*Goal of the exercise*. Can you set down, exactly as they appear below, the lines from the opening of the material through the one bearing "ax.set_yticks(yticks)", minus the pictures?

*Dataset section*.
────────────────────

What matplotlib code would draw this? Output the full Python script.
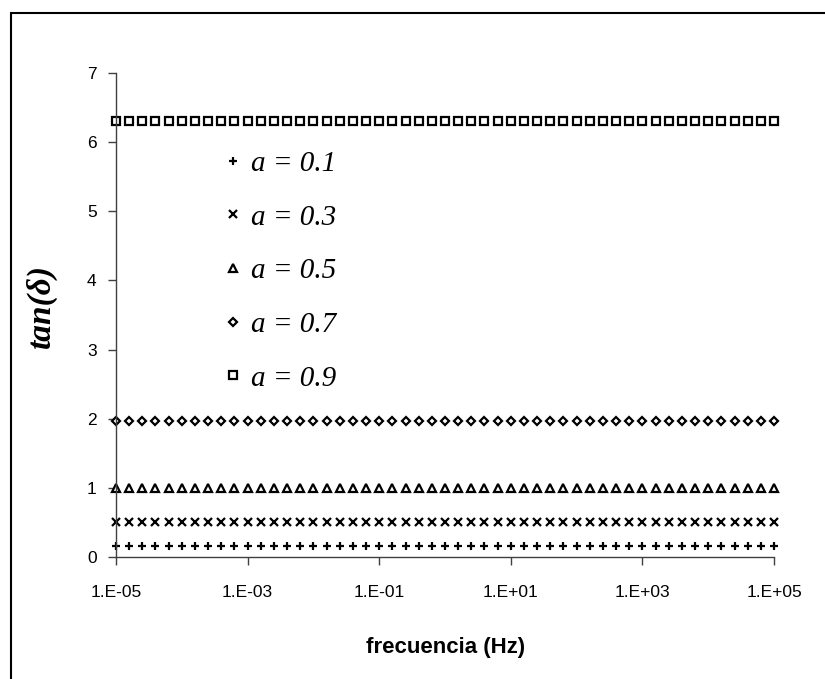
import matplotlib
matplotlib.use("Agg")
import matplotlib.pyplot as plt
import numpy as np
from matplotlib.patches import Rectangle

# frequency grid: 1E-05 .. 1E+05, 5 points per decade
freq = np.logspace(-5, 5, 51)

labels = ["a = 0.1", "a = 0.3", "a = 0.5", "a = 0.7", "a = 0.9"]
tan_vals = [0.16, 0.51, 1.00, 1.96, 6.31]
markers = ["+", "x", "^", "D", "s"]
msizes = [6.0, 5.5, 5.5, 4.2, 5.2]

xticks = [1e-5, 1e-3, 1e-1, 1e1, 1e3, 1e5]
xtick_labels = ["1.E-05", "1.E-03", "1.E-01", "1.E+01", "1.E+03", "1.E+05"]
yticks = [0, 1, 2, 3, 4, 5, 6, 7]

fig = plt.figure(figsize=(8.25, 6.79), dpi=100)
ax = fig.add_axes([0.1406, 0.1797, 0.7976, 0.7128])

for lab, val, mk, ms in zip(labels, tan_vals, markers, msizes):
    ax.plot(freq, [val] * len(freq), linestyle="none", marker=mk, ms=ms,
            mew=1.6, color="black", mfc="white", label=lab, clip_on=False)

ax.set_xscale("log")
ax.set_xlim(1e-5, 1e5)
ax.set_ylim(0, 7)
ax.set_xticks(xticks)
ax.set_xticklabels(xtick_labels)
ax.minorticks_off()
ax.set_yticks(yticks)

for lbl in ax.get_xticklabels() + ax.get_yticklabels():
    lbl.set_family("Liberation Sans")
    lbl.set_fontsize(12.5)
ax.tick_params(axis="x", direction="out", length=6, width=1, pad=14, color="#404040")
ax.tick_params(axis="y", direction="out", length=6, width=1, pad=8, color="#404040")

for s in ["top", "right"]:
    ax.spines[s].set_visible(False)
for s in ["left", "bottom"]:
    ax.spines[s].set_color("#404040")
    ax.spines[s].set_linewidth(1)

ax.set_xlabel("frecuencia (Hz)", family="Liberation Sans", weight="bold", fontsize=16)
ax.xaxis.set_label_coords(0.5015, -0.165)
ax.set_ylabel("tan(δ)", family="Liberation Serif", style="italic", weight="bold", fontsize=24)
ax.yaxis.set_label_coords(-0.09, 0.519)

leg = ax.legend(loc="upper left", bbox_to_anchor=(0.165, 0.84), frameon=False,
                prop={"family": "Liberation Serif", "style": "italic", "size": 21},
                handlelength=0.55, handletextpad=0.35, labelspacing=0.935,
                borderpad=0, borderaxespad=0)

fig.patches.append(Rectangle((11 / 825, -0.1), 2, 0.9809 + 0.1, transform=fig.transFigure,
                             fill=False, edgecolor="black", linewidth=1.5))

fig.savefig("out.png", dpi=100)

────────────────────

*Result of the task*.
What matplotlib code would draw this? Output the full Python script.
import matplotlib
matplotlib.use("Agg")
import matplotlib.pyplot as plt
import numpy as np
from matplotlib.patches import Rectangle

# frequency grid: 1E-05 .. 1E+05, 5 points per decade
freq = np.logspace(-5, 5, 51)

labels = ["a = 0.1", "a = 0.3", "a = 0.5", "a = 0.7", "a = 0.9"]
tan_vals = [0.16, 0.51, 1.00, 1.96, 6.31]
markers = ["+", "x", "^", "D", "s"]
msizes = [6.0, 5.5, 5.5, 4.2, 5.2]

xticks = [1e-5, 1e-3, 1e-1, 1e1, 1e3, 1e5]
xtick_labels = ["1.E-05", "1.E-03", "1.E-01", "1.E+01", "1.E+03", "1.E+05"]
yticks = [0, 1, 2, 3, 4, 5, 6, 7]

fig = plt.figure(figsize=(8.25, 6.79), dpi=100)
ax = fig.add_axes([0.1406, 0.1797, 0.7976, 0.7128])

for lab, val, mk, ms in zip(labels, tan_vals, markers, msizes):
    ax.plot(freq, [val] * len(freq), linestyle="none", marker=mk, ms=ms,
            mew=1.6, color="black", mfc="white", label=lab, clip_on=False)

ax.set_xscale("log")
ax.set_xlim(1e-5, 1e5)
ax.set_ylim(0, 7)
ax.set_xticks(xticks)
ax.set_xticklabels(xtick_labels)
ax.minorticks_off()
ax.set_yticks(yticks)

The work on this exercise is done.